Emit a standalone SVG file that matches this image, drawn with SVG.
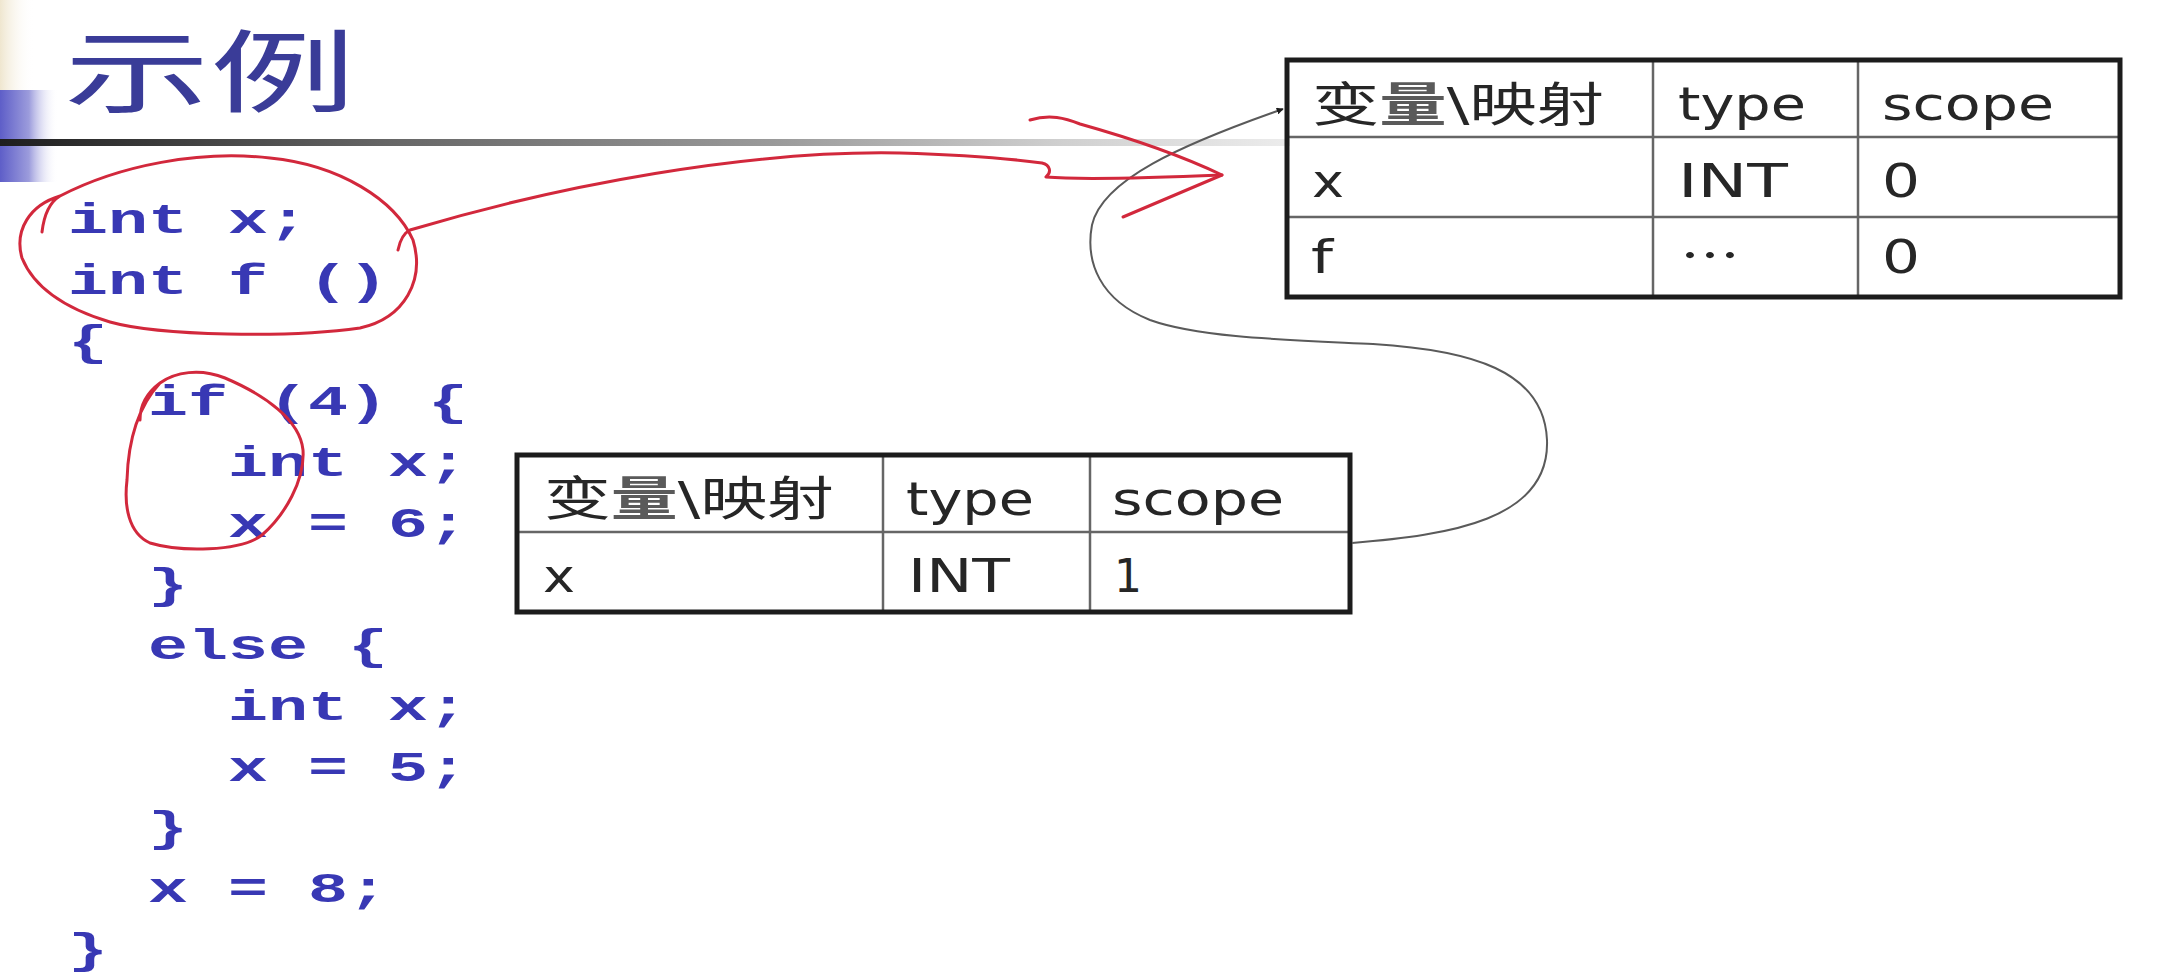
<svg xmlns="http://www.w3.org/2000/svg" width="2162" height="976" viewBox="0 0 2162 976">
<style>
.code{font-family:"Liberation Mono","DejaVu Sans Mono",monospace;font-weight:bold;font-size:42px;fill:#3838b4}
.cell{font-family:"DejaVu Sans","Noto Sans CJK SC",sans-serif;font-size:47px;fill:#262626}
.cjk{font-family:"Noto Sans CJK SC",sans-serif;font-size:47px;fill:#262626}
.outer{fill:none;stroke:#1c1c1c;stroke-width:5}
.inner{stroke:#666;stroke-width:2.5}
.red{fill:none;stroke:#d2283c;stroke-width:3;stroke-linecap:round;stroke-linejoin:round}
.conn{fill:none;stroke:#5a5a5a;stroke-width:2}
</style>
<defs>
<linearGradient id="hline" x1="0" y1="0" x2="1" y2="0">
<stop offset="0" stop-color="#1e1e1e"/>
<stop offset="0.3" stop-color="#666"/>
<stop offset="0.6" stop-color="#9a9a9a"/>
<stop offset="0.82" stop-color="#cfcfcf"/>
<stop offset="1" stop-color="#ececec"/>
</linearGradient>
<linearGradient id="bar" x1="0" y1="0" x2="1" y2="0">
<stop offset="0" stop-color="#5e5ec8"/>
<stop offset="0.5" stop-color="#9c9cdc"/>
<stop offset="1" stop-color="#ffffff" stop-opacity="0"/>
</linearGradient>
<linearGradient id="beige" x1="0" y1="0" x2="1" y2="0">
<stop offset="0" stop-color="#efe6cf"/>
<stop offset="1" stop-color="#ffffff" stop-opacity="0"/>
</linearGradient>
<marker id="arrow" viewBox="0 0 10 10" refX="9" refY="5" markerWidth="7" markerHeight="7" markerUnits="userSpaceOnUse" orient="auto">
<path d="M0,0 L10,5 L0,10 z" fill="#1c1c1c"/>
</marker>
</defs>
<rect width="2162" height="976" fill="#ffffff"/>

<g id="slide-decoration">
<rect x="0" y="0" width="34" height="90" fill="url(#beige)"/>
<rect x="0" y="90" width="58" height="92" fill="url(#bar)"/>
<rect x="0" y="139" width="1290" height="7" fill="url(#hline)"/>
</g>

<g id="title">
<text x="64" y="105" font-family="'Noto Sans CJK SC',sans-serif" font-size="90" fill="#3a3c98" textLength="292" lengthAdjust="spacingAndGlyphs">示例</text>
</g>

<g id="code">
<text class="code" x="68" y="233" textLength="240" lengthAdjust="spacingAndGlyphs">int x;</text>
<text class="code" x="68" y="294" textLength="320" lengthAdjust="spacingAndGlyphs">int f ()</text>
<text class="code" x="68" y="355" textLength="40" lengthAdjust="spacingAndGlyphs">{</text>
<text class="code" x="148" y="415" textLength="320" lengthAdjust="spacingAndGlyphs">if (4) {</text>
<text class="code" x="228" y="476" textLength="240" lengthAdjust="spacingAndGlyphs">int x;</text>
<text class="code" x="228" y="537" textLength="240" lengthAdjust="spacingAndGlyphs">x = 6;</text>
<text class="code" x="148" y="598" textLength="40" lengthAdjust="spacingAndGlyphs">}</text>
<text class="code" x="148" y="659" textLength="240" lengthAdjust="spacingAndGlyphs">else {</text>
<text class="code" x="228" y="720" textLength="240" lengthAdjust="spacingAndGlyphs">int x;</text>
<text class="code" x="228" y="781" textLength="240" lengthAdjust="spacingAndGlyphs">x = 5;</text>
<text class="code" x="148" y="841" textLength="40" lengthAdjust="spacingAndGlyphs">}</text>
<text class="code" x="148" y="902" textLength="240" lengthAdjust="spacingAndGlyphs">x = 8;</text>
<text class="code" x="68" y="963" textLength="40" lengthAdjust="spacingAndGlyphs">}</text>
</g>

<g id="table-global">
<line class="inner" x1="1287" y1="137" x2="2120" y2="137"/>
<line class="inner" x1="1287" y1="217" x2="2120" y2="217"/>
<line class="inner" x1="1653" y1="60" x2="1653" y2="297"/>
<line class="inner" x1="1858" y1="60" x2="1858" y2="297"/>
<rect class="outer" x="1287" y="60" width="833" height="237"/>
<text class="cell" x="1312" y="121" textLength="292" lengthAdjust="spacingAndGlyphs">变<tspan fill="#5a5a5a" font-weight="bold">量</tspan>\映射</text>
<text class="cell" x="1678" y="120" textLength="128" lengthAdjust="spacingAndGlyphs">type</text>
<text class="cell" x="1882" y="120" textLength="172" lengthAdjust="spacingAndGlyphs">scope</text>
<text class="cell" x="1312" y="197" textLength="32" lengthAdjust="spacingAndGlyphs">x</text>
<text class="cell" x="1678" y="197" textLength="110" lengthAdjust="spacingAndGlyphs">INT</text>
<text class="cell" x="1882" y="197" textLength="38" lengthAdjust="spacingAndGlyphs">0</text>
<text class="cell" x="1311" y="273" textLength="22" lengthAdjust="spacingAndGlyphs">f</text>
<text class="cjk" x="1680" y="273" textLength="60" lengthAdjust="spacingAndGlyphs">…</text>
<text class="cell" x="1882" y="273" textLength="38" lengthAdjust="spacingAndGlyphs">0</text>
</g>

<g id="table-local">
<line class="inner" x1="517" y1="532" x2="1350" y2="532"/>
<line class="inner" x1="883" y1="455" x2="883" y2="612"/>
<line class="inner" x1="1090" y1="455" x2="1090" y2="612"/>
<rect class="outer" x="517" y="455" width="833" height="157"/>
<text class="cell" x="544" y="515" textLength="290" lengthAdjust="spacingAndGlyphs">变<tspan fill="#5a5a5a" font-weight="bold">量</tspan>\映射</text>
<text class="cell" x="906" y="515" textLength="128" lengthAdjust="spacingAndGlyphs">type</text>
<text class="cell" x="1112" y="515" textLength="172" lengthAdjust="spacingAndGlyphs">scope</text>
<text class="cell" x="543" y="592" textLength="32" lengthAdjust="spacingAndGlyphs">x</text>
<text class="cell" x="908" y="592" textLength="102" lengthAdjust="spacingAndGlyphs">INT</text>
<text class="cell" x="1114" y="592" textLength="28" lengthAdjust="spacingAndGlyphs">1</text>
</g>

<g id="connectors">
<path class="conn" marker-end="url(#arrow)" d="M1352,543 C1450,535 1550,520 1547,440 C1544,370 1470,350 1373,344 C1290,340 1200,338 1150,320 C1100,300 1085,262 1092,225 C1102,180 1180,145 1283,109"/>
</g>

<g id="annotations">
<path class="red" d="M42,232 C44,215 50,202 60,196 C120,165 200,150 270,158 C340,165 395,200 413,240 C425,280 405,318 360,328 C290,338 160,336 110,322 C70,310 35,290 22,258 C14,230 30,205 60,196"/>
<path class="red" d="M398,250 C400,240 404,233 410,230 C560,185 750,150 900,153 C970,155 1020,160 1042,163 C1050,165 1052,172 1046,177 C1080,180 1150,178 1222,175"/>
<path class="red" d="M1030,120 C1050,114 1065,118 1080,124 C1130,138 1180,155 1222,175 L1123,217"/>
<path class="red" d="M140,420 C140,405 148,392 160,383 C175,372 200,368 225,378 C265,395 300,420 303,450 C305,480 285,515 262,535 C240,552 180,552 150,543 C128,533 124,505 127,480 C128,445 135,410 160,383"/>
</g>
</svg>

----------

EXERCISE DIRECTIONS: Omit the pictures, then output the rest of the listing exactly.

SOLUTION FOR THIS PROBLEM:
Emit a standalone SVG file that matches this image, drawn with SVG.
<svg xmlns="http://www.w3.org/2000/svg" width="2162" height="976" viewBox="0 0 2162 976">
<style>
.code{font-family:"Liberation Mono","DejaVu Sans Mono",monospace;font-weight:bold;font-size:42px;fill:#3838b4}
.cell{font-family:"DejaVu Sans","Noto Sans CJK SC",sans-serif;font-size:47px;fill:#262626}
.cjk{font-family:"Noto Sans CJK SC",sans-serif;font-size:47px;fill:#262626}
.outer{fill:none;stroke:#1c1c1c;stroke-width:5}
.inner{stroke:#666;stroke-width:2.5}
.red{fill:none;stroke:#d2283c;stroke-width:3;stroke-linecap:round;stroke-linejoin:round}
.conn{fill:none;stroke:#5a5a5a;stroke-width:2}
</style>
<defs>
<linearGradient id="hline" x1="0" y1="0" x2="1" y2="0">
<stop offset="0" stop-color="#1e1e1e"/>
<stop offset="0.3" stop-color="#666"/>
<stop offset="0.6" stop-color="#9a9a9a"/>
<stop offset="0.82" stop-color="#cfcfcf"/>
<stop offset="1" stop-color="#ececec"/>
</linearGradient>
<linearGradient id="bar" x1="0" y1="0" x2="1" y2="0">
<stop offset="0" stop-color="#5e5ec8"/>
<stop offset="0.5" stop-color="#9c9cdc"/>
<stop offset="1" stop-color="#ffffff" stop-opacity="0"/>
</linearGradient>
<linearGradient id="beige" x1="0" y1="0" x2="1" y2="0">
<stop offset="0" stop-color="#efe6cf"/>
<stop offset="1" stop-color="#ffffff" stop-opacity="0"/>
</linearGradient>
<marker id="arrow" viewBox="0 0 10 10" refX="9" refY="5" markerWidth="7" markerHeight="7" markerUnits="userSpaceOnUse" orient="auto">
<path d="M0,0 L10,5 L0,10 z" fill="#1c1c1c"/>
</marker>
</defs>
<rect width="2162" height="976" fill="#ffffff"/>

<g id="slide-decoration">
<rect x="0" y="0" width="34" height="90" fill="url(#beige)"/>
<rect x="0" y="90" width="58" height="92" fill="url(#bar)"/>
<rect x="0" y="139" width="1290" height="7" fill="url(#hline)"/>
</g>

<g id="title">
<text x="64" y="105" font-family="'Noto Sans CJK SC',sans-serif" font-size="90" fill="#3a3c98" textLength="292" lengthAdjust="spacingAndGlyphs">示例</text>
</g>

<g id="code">
<text class="code" x="68" y="233" textLength="240" lengthAdjust="spacingAndGlyphs">int x;</text>
<text class="code" x="68" y="294" textLength="320" lengthAdjust="spacingAndGlyphs">int f ()</text>
<text class="code" x="68" y="355" textLength="40" lengthAdjust="spacingAndGlyphs">{</text>
<text class="code" x="148" y="415" textLength="320" lengthAdjust="spacingAndGlyphs">if (4) {</text>
<text class="code" x="228" y="476" textLength="240" lengthAdjust="spacingAndGlyphs">int x;</text>
<text class="code" x="228" y="537" textLength="240" lengthAdjust="spacingAndGlyphs">x = 6;</text>
<text class="code" x="148" y="598" textLength="40" lengthAdjust="spacingAndGlyphs">}</text>
<text class="code" x="148" y="659" textLength="240" lengthAdjust="spacingAndGlyphs">else {</text>
<text class="code" x="228" y="720" textLength="240" lengthAdjust="spacingAndGlyphs">int x;</text>
<text class="code" x="228" y="781" textLength="240" lengthAdjust="spacingAndGlyphs">x = 5;</text>
<text class="code" x="148" y="841" textLength="40" lengthAdjust="spacingAndGlyphs">}</text>
<text class="code" x="148" y="902" textLength="240" lengthAdjust="spacingAndGlyphs">x = 8;</text>
<text class="code" x="68" y="963" textLength="40" lengthAdjust="spacingAndGlyphs">}</text>
</g>

<g id="table-global">
<line class="inner" x1="1287" y1="137" x2="2120" y2="137"/>
<line class="inner" x1="1287" y1="217" x2="2120" y2="217"/>
<line class="inner" x1="1653" y1="60" x2="1653" y2="297"/>
<line class="inner" x1="1858" y1="60" x2="1858" y2="297"/>
<rect class="outer" x="1287" y="60" width="833" height="237"/>
<text class="cell" x="1312" y="121" textLength="292" lengthAdjust="spacingAndGlyphs">变<tspan fill="#5a5a5a" font-weight="bold">量</tspan>\映射</text>
<text class="cell" x="1678" y="120" textLength="128" lengthAdjust="spacingAndGlyphs">type</text>
<text class="cell" x="1882" y="120" textLength="172" lengthAdjust="spacingAndGlyphs">scope</text>
<text class="cell" x="1312" y="197" textLength="32" lengthAdjust="spacingAndGlyphs">x</text>
<text class="cell" x="1678" y="197" textLength="110" lengthAdjust="spacingAndGlyphs">INT</text>
<text class="cell" x="1882" y="197" textLength="38" lengthAdjust="spacingAndGlyphs">0</text>
<text class="cell" x="1311" y="273" textLength="22" lengthAdjust="spacingAndGlyphs">f</text>
<text class="cjk" x="1680" y="273" textLength="60" lengthAdjust="spacingAndGlyphs">…</text>
<text class="cell" x="1882" y="273" textLength="38" lengthAdjust="spacingAndGlyphs">0</text>
</g>

<g id="table-local">
<line class="inner" x1="517" y1="532" x2="1350" y2="532"/>
<line class="inner" x1="883" y1="455" x2="883" y2="612"/>
<line class="inner" x1="1090" y1="455" x2="1090" y2="612"/>
<rect class="outer" x="517" y="455" width="833" height="157"/>
<text class="cell" x="544" y="515" textLength="290" lengthAdjust="spacingAndGlyphs">变<tspan fill="#5a5a5a" font-weight="bold">量</tspan>\映射</text>
<text class="cell" x="906" y="515" textLength="128" lengthAdjust="spacingAndGlyphs">type</text>
<text class="cell" x="1112" y="515" textLength="172" lengthAdjust="spacingAndGlyphs">scope</text>
<text class="cell" x="543" y="592" textLength="32" lengthAdjust="spacingAndGlyphs">x</text>
<text class="cell" x="908" y="592" textLength="102" lengthAdjust="spacingAndGlyphs">INT</text>
<text class="cell" x="1114" y="592" textLength="28" lengthAdjust="spacingAndGlyphs">1</text>
</g>

<g id="connectors">
<path class="conn" marker-end="url(#arrow)" d="M1352,543 C1450,535 1550,520 1547,440 C1544,370 1470,350 1373,344 C1290,340 1200,338 1150,320 C1100,300 1085,262 1092,225 C1102,180 1180,145 1283,109"/>
</g>

<g id="annotations">
<path class="red" d="M42,232 C44,215 50,202 60,196 C120,165 200,150 270,158 C340,165 395,200 413,240 C425,280 405,318 360,328 C290,338 160,336 110,322 C70,310 35,290 22,258 C14,230 30,205 60,196"/>
<path class="red" d="M398,250 C400,240 404,233 410,230 C560,185 750,150 900,153 C970,155 1020,160 1042,163 C1050,165 1052,172 1046,177 C1080,180 1150,178 1222,175"/>
<path class="red" d="M1030,120 C1050,114 1065,118 1080,124 C1130,138 1180,155 1222,175 L1123,217"/>
<path class="red" d="M140,420 C140,405 148,392 160,383 C175,372 200,368 225,378 C265,395 300,420 303,450 C305,480 285,515 262,535 C240,552 180,552 150,543 C128,533 124,505 127,480 C128,445 135,410 160,383"/>
</g>
</svg>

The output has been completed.